How to Unpattern
The apartment was quiet when I returned. The suitcase waited untouched by the door, though I was already unpacking in other ways.
Lisbon was exactly as I’d left it, the soft light through the windows, the smell of the summer heat lingering faintly in the air. Familiarity returned quickly. But something inside took longer to arrive. It was still somewhere up in the mountains.
We had been in a small ski village in Canada last week. My partner, my parents, my sister, my brother-in-law, my nephew. A shared birthday with my sister, and a family vacation folded around it. Time together that felt both rare and full.
What surprised me most was not the scenery, although beautiful and inspiring. It was the spaciousness of being together, uninterrupted. Not by time so much, but by patterns.
Usually, when I’m with family, we gather in someone’s home. And in each home, something quiet and near-invisible takes hold. A pattern. Someone becomes the host. Someone becomes the helper. Someone becomes the guest. I often become tech support—fixing wireless printers, troubleshooting websites, rearranging apps.
But this time, we were somewhere that belonged to no one. A rented apartment with unfamiliar linens, an oddly shaped kitchen, and walls that held no memories. For once, the house didn't tell us who to be.

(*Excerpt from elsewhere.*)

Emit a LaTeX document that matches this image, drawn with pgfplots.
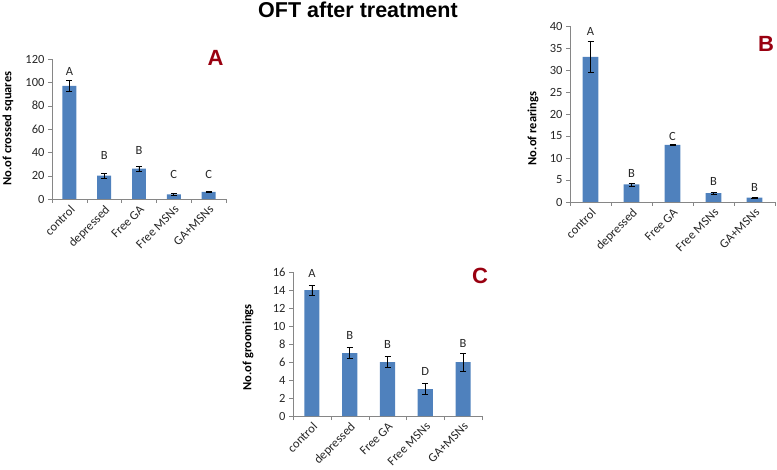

We shared meals differently. One person would start chopping vegetables while another found spices tucked behind mixing bowls. Someone had already done groceries without being asked. Someone else would quietly wash dishes while a game carried on in the next room. There were no plans. There was no one “in charge.” There was just movement. Exchange. Offering. Receiving.
My nephew, just four and a half, seemed especially alive to it. Curious, playful. His habits didn’t settle in because they had nowhere familiar to land. In this in-between place, he didn’t fall into routines he’d learned at his home or at his grandparents’. He created new ones, and they looked like delight.
That was when I began to notice what had really shifted. It wasn’t just our location. It was something subtler. It was the unpatterning.
There is comfort in patterns. I’ve built many of them into my life here in Lisbon—mornings that begin with hikes, evenings that end with friends. Routines that make the ordinary beautiful. Routines that feel alive and chosen.
But there are other patterns too. Ones I don’t always choose. Ones that choose me.
Returning to my parents’ home can feel like stepping into a costume I outgrew. A version of myself shaped by relationships that once made sense, but now feel slightly out of rhythm. Nothing is wrong. Nothing is uncomfortable. But there is less space to move. Less space to reintroduce myself, as I am now.
Environments have a silent authority. They hold memory. They hold expectation. And without realizing it, I often move to meet them.
Some places invite a self I’ve carefully grown into. Other places summon a self long gone, but quietly preserved in the paint, in the couch, in the dishes we always use.
That’s what made this family vacation different. We were together. But we had left the setting behind. And in that space, a different kind of relating became possible. A different kind of being.
Comfort, without history. Presence, without prescription. Belonging, without blueprint.
I began to wonder what it would be like to travel this way more often. Not just physically, but emotionally. To ask quietly before gatherings what space might allow for a new shape of connection? What setting could allow something unexpected to emerge?
It reminded me that experience is always being designed, even when unconsciously. The environment is part of that design. It sets the stage, even before the first word is spoken.
By stepping outside of our usual frame, a small miracle occurred: the frame did not follow us.
And that is how I learned to Unpattern.